**Task requirements**
Leave out every picture, then output exactly the lines between the ones holding "Give me the Plotly source for this chart." and "82.0, 83.7, 84.0]", inclusive, and nothing beyond them.
<<<<
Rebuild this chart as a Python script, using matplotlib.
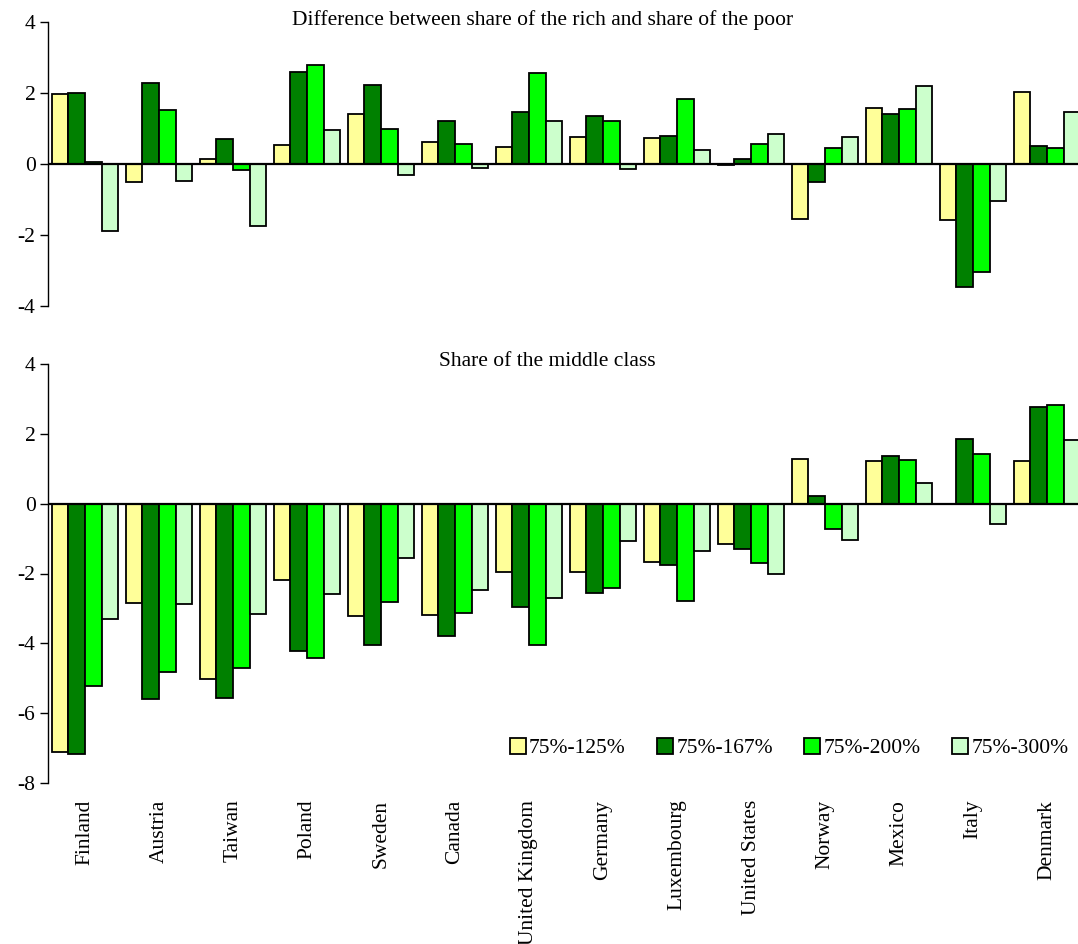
import numpy as np
import matplotlib
matplotlib.use("Agg")
from matplotlib import pyplot as plt

plt.rcParams['font.family'] = ['Liberation Serif', 'DejaVu Serif']

countries = ["Finland", "Austria", "Taiwan", "Poland", "Sweden", "Canada",
             "United Kingdom", "Germany", "Luxembourg", "United States",
             "Norway", "Mexico", "Italy", "Denmark"]
series = ["75%-125%", "75%-167%", "75%-200%", "75%-300%"]
colors = ["#FFFF99", "#008000", "#00FF00", "#CCFFCC"]

# Difference between share of the rich and share of the poor
rich_poor = {
    "75%-125%": [1.96, -0.51, 0.15, 0.54, 1.41, 0.62, 0.47, 0.75, 0.74, -0.02, -1.55, 1.57, -1.59, 2.04],
    "75%-167%": [2.00, 2.28, 0.71, 2.59, 2.23, 1.21, 1.46, 1.36, 0.80, 0.13, -0.52, 1.42, -3.47, 0.51],
    "75%-200%": [0.05, 1.51, -0.16, 2.78, 0.98, 0.55, 2.55, 1.21, 1.84, 0.55, 0.44, 1.55, -3.04, 0.46],
    "75%-300%": [-1.88, -0.49, -1.74, 0.95, -0.30, -0.12, 1.20, -0.15, 0.40, 0.84, 0.76, 2.21, -1.04, 1.46],
}

# Share of the middle class
middle = {
    "75%-125%": [-7.12, -2.85, -5.01, -2.19, -3.21, -3.19, -1.97, -1.96, -1.68, -1.16, 1.27, 1.21, -0.01, 1.23],
    "75%-167%": [-7.17, -5.59, -5.57, -4.21, -4.04, -3.78, -2.96, -2.56, -1.75, -1.30, 0.23, 1.36, 1.85, 2.78],
    "75%-200%": [-5.23, -4.82, -4.71, -4.41, -2.83, -3.14, -4.04, -2.42, -2.80, -1.71, -0.72, 1.26, 1.41, 2.82],
    "75%-300%": [-3.29, -2.87, -3.16, -2.59, -1.56, -2.48, -2.71, -1.07, -1.35, -2.02, -1.04, 0.58, -0.57, 1.82],
}

FS = 15.5
W, H = 1078, 944
fig = plt.figure(figsize=(W / 100, H / 100), dpi=100)

left = 48 / W
width = 14 * 74 / W
ax1 = fig.add_axes([left, 1 - 306 / H, width, 284 / H])
ax2 = fig.add_axes([left, 1 - 783 / H, width, 419 / H])

x = np.arange(len(countries))
bw = 0.223
offsets = (np.arange(4) - 1.5) * bw

def draw(ax, data, ylim, yticks):
    for k, s in enumerate(series):
        ax.bar(x + offsets[k], data[s], width=bw, color=colors[k],
               edgecolor="black", linewidth=1.3, label=s, zorder=2)
    ax.axhline(0, color="black", linewidth=1.6, zorder=3)
    ax.set_xlim(-0.5, 13.5)
    ax.set_ylim(*ylim)
    ax.set_yticks(yticks)
    ax.set_yticklabels([str(v) for v in yticks])
    for side in ["top", "right", "bottom"]:
        ax.spines[side].set_visible(False)
    ax.spines["left"].set_linewidth(1.0)
    ax.tick_params(axis="y", direction="out", length=6, width=1.0,
                   labelsize=FS, pad=3)
    ax.set_facecolor("none")

draw(ax1, rich_poor, (-4, 4), [-4, -2, 0, 2, 4])
ax1.set_xticks([])

draw(ax2, middle, (-8, 4), [-8, -6, -4, -2, 0, 2, 4])
ax2.set_xticks(x)
ax2.set_xticklabels(countries, rotation=90, fontsize=FS, va="top")
ax2.tick_params(axis="x", length=0, pad=12)

fig.text(543 / W, 1 - 20 / H, "Difference between share of the rich and share of the poor",
         ha="center", va="center", fontsize=FS)
fig.text(547 / W, 1 - 362 / H, "Share of the middle class",
         ha="center", va="center", fontsize=FS)

ax2.legend(loc="center", bbox_to_anchor=(789 / W, 1 - 748 / H),
           bbox_transform=fig.transFigure, ncol=4, frameon=False,
           fontsize=FS, handlelength=0.75, handleheight=0.75,
           handletextpad=0.15, columnspacing=1.45, borderpad=0)

fig.savefig("out.png", dpi=100)
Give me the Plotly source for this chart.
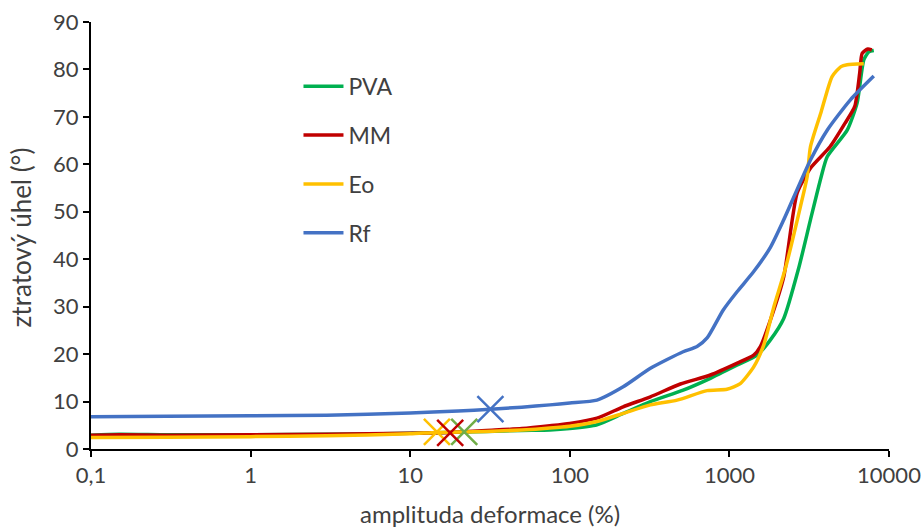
import plotly.graph_objects as go

# ---- data ----
pva_x = [0.1, 0.15, 0.3, 1, 3, 10, 21.8, 30, 50, 75, 100, 148, 216, 320, 513, 760, 1120, 1490, 1807, 2190, 2716, 3220, 3760, 4100, 5470, 6310, 6950, 7470, 8030]
pva_y = [2.9, 3.1, 3.0, 3.0, 3.1, 3.3, 3.6, 3.7, 3.9, 4.0, 4.3, 5.1, 7.5, 10.0, 12.4, 14.9, 17.7, 19.8, 23.0, 27.5, 38.1, 48.3, 57.4, 61.6, 67.2, 72.9, 82.0, 83.7, 84.0]

mm_x = [0.1, 0.15, 0.3, 1, 3, 10, 17.8, 30, 50, 75, 100, 148, 216, 320, 493, 760, 1120, 1420, 1563, 1807, 2190, 2655, 3220, 4270, 5310, 6100, 6550, 6790, 7370, 7800]
mm_y = [2.9, 3.0, 2.9, 3.0, 3.1, 3.3, 3.5, 3.9, 4.3, 4.9, 5.4, 6.5, 8.9, 11.0, 13.7, 15.6, 18.1, 19.8, 21.6, 27.2, 36.3, 53.9, 59.2, 63.7, 68.7, 72.2, 79.2, 83.4, 84.3, 84.1]

eo_x = [0.1, 0.3, 1, 3, 10, 14.7, 30, 50, 75, 100, 148, 216, 320, 470, 725, 966, 1170, 1420, 1640, 1900, 2245, 2786, 3070, 3220, 3760, 4400, 5000, 5470, 6950]
eo_y = [2.4, 2.5, 2.6, 2.8, 3.2, 3.5, 3.7, 4.0, 4.4, 4.8, 5.8, 7.5, 9.3, 10.3, 12.3, 12.6, 13.8, 17.3, 21.9, 30.0, 38.1, 51.1, 57.4, 63.7, 71.1, 78.5, 80.6, 81.0, 81.2]

rf_x = [0.1, 0.3, 1, 3, 10, 20, 31.8, 50, 75, 100, 148, 216, 320, 513, 627, 725, 915, 1120, 1420, 1807, 2190, 3220, 4100, 5730, 8030]
rf_y = [6.8, 6.9, 7.0, 7.1, 7.6, 8.0, 8.4, 8.8, 9.3, 9.7, 10.3, 13.1, 17.0, 20.5, 21.6, 23.4, 29.3, 33.2, 37.4, 42.5, 48.3, 60.9, 67.2, 73.6, 78.6]

# crossover points (X markers)
cross_names = ["Eo", "PVA", "MM", "Rf"]
cross_x = [14.7, 21.8, 17.8, 31.8]
cross_y = [3.6, 3.6, 3.4, 8.4]
cross_colors = ["#FFC000", "#70AD47", "#C00000", "#4472C4"]

x_tickvals = [0.1, 1, 10, 100, 1000, 10000]
x_ticktext = ["0,1", "1", "10", "100", "1000", "10000"]
y_tickvals = [0, 10, 20, 30, 40, 50, 60, 70, 80, 90]

x_title = "amplituda deformace (%)"
y_title = "ztratový úhel (°)"

series = [
    ("PVA", pva_x, pva_y, "#00B050"),
    ("MM", mm_x, mm_y, "#C00000"),
    ("Eo", eo_x, eo_y, "#FFC000"),
    ("Rf", rf_x, rf_y, "#4472C4"),
]

FONT = "Lato, Carlito, Calibri, sans-serif"
TXT = "#404040"

fig = go.Figure()
for i, (name, xs, ys, col) in enumerate(series):
    fig.add_trace(go.Scatter(
        x=xs, y=ys, name=name, mode="lines",
        line=dict(color=col, width=3.5, shape="spline", smoothing=0.6),
        legendgroup=f"g{i}", legendrank=i + 1,
    ))

for name, cx, cy, col in zip(cross_names, cross_x, cross_y, cross_colors):
    fig.add_trace(go.Scatter(
        x=[cx], y=[cy], mode="markers", showlegend=False,
        marker=dict(symbol="x-thin", size=26, color=col,
                    line=dict(color=col, width=2.5)),
    ))

fig.update_layout(
    width=922, height=531,
    margin=dict(l=91, r=33, t=22, b=82),
    paper_bgcolor="white", plot_bgcolor="white",
    font=dict(family=FONT, size=22, color=TXT),
    showlegend=True,
    legend=dict(
        x=0.26, y=0.90, xanchor="left", yanchor="top",
        bgcolor="rgba(0,0,0,0)", font=dict(family=FONT, size=23, color=TXT),
        traceorder="grouped", tracegroupgap=16, itemwidth=40,
    ),
    xaxis=dict(
        type="log", range=[-1, 4], automargin=False,
        tickvals=x_tickvals, ticktext=x_ticktext,
        showgrid=False, zeroline=False,
        showline=True, linecolor="black", linewidth=2,
        ticks="outside", ticklen=6, tickwidth=2, tickcolor="black",
        tickfont=dict(family=FONT, size=22, color=TXT),
    ),
    yaxis=dict(
        range=[0, 90], tickvals=y_tickvals, automargin=False,
        showgrid=False, zeroline=False,
        showline=True, linecolor="black", linewidth=2,
        ticks="outside", ticklen=6, tickwidth=2, tickcolor="black",
        tickfont=dict(family=FONT, size=22, color=TXT),
    ),
    annotations=[
        dict(text=x_title, xref="paper", yref="paper", x=0.5, y=-0.150,
             xanchor="center", yanchor="middle", showarrow=False,
             font=dict(family=FONT, size=24, color=TXT)),
        dict(text=y_title, xref="paper", yref="paper", x=-0.088, y=0.495,
             xanchor="center", yanchor="middle", showarrow=False, textangle=-90,
             font=dict(family=FONT, size=26, color=TXT)),
    ],
)

fig.write_html("out.html")
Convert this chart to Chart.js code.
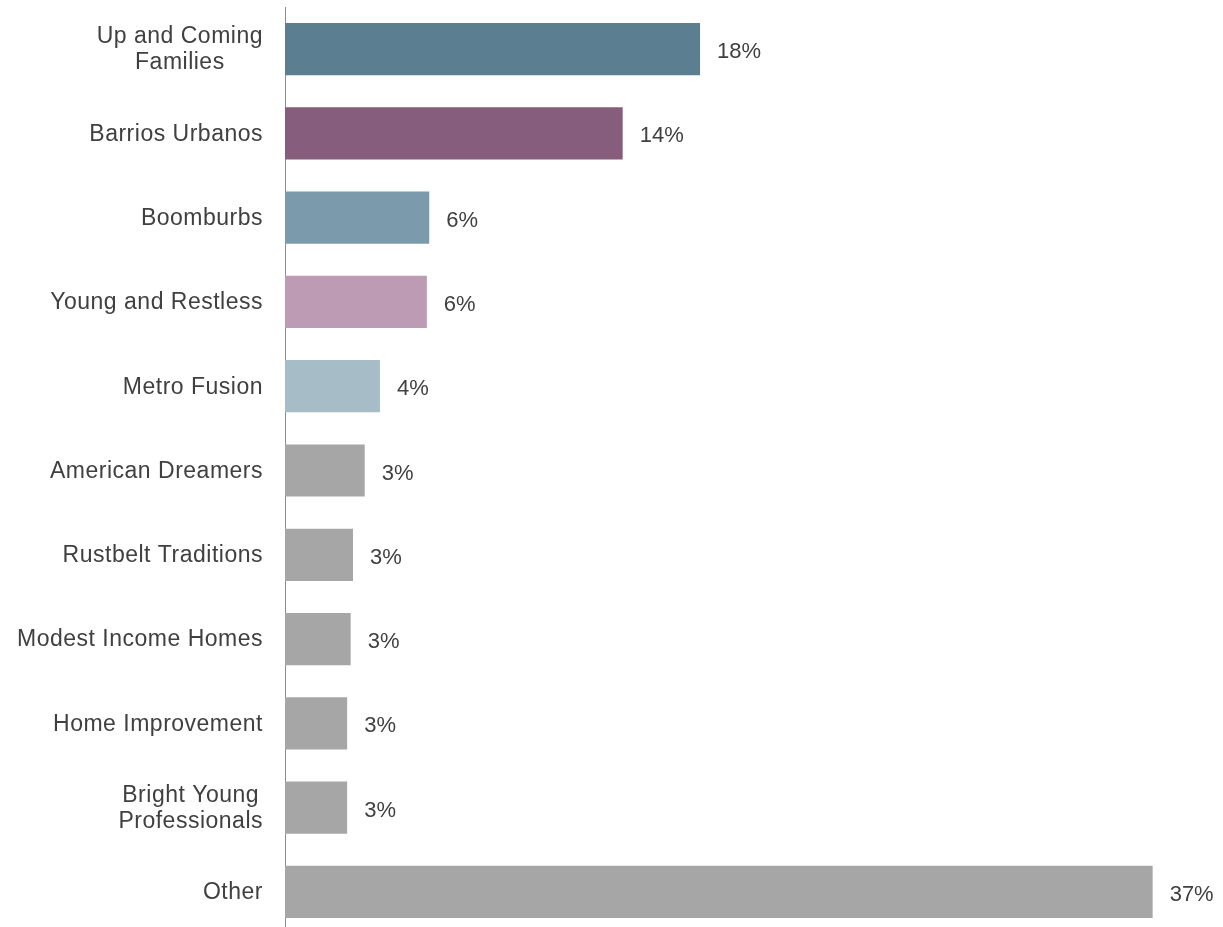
>>>>
**Output below**
Give me the Plotly source for this chart.
import plotly.graph_objects as go

# ---- data ----
pva_x = [0.1, 0.15, 0.3, 1, 3, 10, 21.8, 30, 50, 75, 100, 148, 216, 320, 513, 760, 1120, 1490, 1807, 2190, 2716, 3220, 3760, 4100, 5470, 6310, 6950, 7470, 8030]
pva_y = [2.9, 3.1, 3.0, 3.0, 3.1, 3.3, 3.6, 3.7, 3.9, 4.0, 4.3, 5.1, 7.5, 10.0, 12.4, 14.9, 17.7, 19.8, 23.0, 27.5, 38.1, 48.3, 57.4, 61.6, 67.2, 72.9, 82.0, 83.7, 84.0]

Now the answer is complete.